_Recorded information:_
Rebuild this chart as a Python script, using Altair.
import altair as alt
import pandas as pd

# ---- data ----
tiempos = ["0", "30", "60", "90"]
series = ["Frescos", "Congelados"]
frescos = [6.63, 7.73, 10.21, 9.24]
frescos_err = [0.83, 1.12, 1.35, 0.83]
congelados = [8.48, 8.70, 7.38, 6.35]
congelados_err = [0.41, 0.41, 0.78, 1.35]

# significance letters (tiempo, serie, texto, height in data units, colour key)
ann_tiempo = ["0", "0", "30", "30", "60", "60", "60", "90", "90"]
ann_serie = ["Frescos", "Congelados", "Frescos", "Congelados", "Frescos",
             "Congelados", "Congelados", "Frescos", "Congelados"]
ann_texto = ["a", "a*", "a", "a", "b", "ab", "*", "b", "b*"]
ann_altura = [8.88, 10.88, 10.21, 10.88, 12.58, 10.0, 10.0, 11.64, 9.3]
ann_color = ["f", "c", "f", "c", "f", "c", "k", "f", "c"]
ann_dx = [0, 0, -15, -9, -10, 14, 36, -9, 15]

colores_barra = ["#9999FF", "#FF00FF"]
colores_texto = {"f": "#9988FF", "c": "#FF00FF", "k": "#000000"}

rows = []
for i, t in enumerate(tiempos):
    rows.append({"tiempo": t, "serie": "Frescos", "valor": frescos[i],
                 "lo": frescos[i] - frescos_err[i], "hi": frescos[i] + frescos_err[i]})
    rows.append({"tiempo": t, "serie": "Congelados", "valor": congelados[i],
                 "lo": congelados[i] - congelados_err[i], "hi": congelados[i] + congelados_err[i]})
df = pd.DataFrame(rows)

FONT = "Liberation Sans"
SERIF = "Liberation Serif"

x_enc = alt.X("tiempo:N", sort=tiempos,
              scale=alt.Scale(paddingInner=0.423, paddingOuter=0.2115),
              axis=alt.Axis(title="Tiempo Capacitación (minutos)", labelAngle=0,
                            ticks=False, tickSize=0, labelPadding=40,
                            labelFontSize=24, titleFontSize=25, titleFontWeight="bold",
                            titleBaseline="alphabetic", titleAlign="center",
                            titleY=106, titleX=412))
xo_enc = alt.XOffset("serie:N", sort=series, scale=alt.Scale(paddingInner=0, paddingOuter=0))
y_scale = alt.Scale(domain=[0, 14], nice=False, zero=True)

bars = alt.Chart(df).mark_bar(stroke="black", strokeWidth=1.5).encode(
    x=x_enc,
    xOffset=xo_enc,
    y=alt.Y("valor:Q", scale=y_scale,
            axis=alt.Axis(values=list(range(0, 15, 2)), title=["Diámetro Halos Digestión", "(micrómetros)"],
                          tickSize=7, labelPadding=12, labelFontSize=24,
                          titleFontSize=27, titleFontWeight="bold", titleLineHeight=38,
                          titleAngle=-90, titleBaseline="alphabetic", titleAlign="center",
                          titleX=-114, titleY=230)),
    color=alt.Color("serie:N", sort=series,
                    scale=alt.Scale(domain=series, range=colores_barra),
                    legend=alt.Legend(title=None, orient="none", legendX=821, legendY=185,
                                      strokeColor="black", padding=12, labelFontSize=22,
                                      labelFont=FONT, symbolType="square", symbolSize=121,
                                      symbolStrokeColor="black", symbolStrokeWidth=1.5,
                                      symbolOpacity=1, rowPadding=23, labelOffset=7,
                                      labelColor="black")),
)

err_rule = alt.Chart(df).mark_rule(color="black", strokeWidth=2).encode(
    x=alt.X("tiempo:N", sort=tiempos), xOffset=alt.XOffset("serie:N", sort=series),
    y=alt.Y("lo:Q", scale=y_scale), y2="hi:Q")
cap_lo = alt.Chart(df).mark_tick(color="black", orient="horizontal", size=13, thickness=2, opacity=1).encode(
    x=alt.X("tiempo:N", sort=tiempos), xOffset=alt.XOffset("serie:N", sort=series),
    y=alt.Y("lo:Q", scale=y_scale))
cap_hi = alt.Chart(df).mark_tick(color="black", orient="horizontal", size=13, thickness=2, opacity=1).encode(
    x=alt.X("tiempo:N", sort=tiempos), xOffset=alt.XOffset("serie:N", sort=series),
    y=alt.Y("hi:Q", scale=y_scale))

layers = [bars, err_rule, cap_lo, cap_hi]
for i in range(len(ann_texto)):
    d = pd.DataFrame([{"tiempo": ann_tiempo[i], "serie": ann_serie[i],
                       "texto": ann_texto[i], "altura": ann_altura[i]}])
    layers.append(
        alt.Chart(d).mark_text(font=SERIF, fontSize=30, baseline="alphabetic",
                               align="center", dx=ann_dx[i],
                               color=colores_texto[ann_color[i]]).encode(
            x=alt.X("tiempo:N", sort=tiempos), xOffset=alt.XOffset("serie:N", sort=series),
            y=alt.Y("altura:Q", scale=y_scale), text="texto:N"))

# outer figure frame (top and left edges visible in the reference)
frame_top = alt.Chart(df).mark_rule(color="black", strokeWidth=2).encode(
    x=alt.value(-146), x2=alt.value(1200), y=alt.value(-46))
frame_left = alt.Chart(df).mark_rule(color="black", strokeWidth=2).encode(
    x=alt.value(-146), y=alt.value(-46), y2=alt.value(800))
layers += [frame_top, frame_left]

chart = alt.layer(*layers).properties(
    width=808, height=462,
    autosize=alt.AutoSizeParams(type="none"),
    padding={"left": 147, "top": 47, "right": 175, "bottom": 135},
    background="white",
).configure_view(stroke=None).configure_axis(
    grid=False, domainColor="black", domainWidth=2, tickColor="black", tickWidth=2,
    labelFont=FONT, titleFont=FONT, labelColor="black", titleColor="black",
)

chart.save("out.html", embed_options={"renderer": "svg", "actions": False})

_Required work:_ Please print exactly what appears from the first line of the data through the line with "congelados_err = [0.41, 0.41, 0.78, 1.35]", including both of those lines and nothing past them.

_Response to the task:_
Rebuild this chart as a Python script, using Altair.
import altair as alt
import pandas as pd

# ---- data ----
tiempos = ["0", "30", "60", "90"]
series = ["Frescos", "Congelados"]
frescos = [6.63, 7.73, 10.21, 9.24]
frescos_err = [0.83, 1.12, 1.35, 0.83]
congelados = [8.48, 8.70, 7.38, 6.35]
congelados_err = [0.41, 0.41, 0.78, 1.35]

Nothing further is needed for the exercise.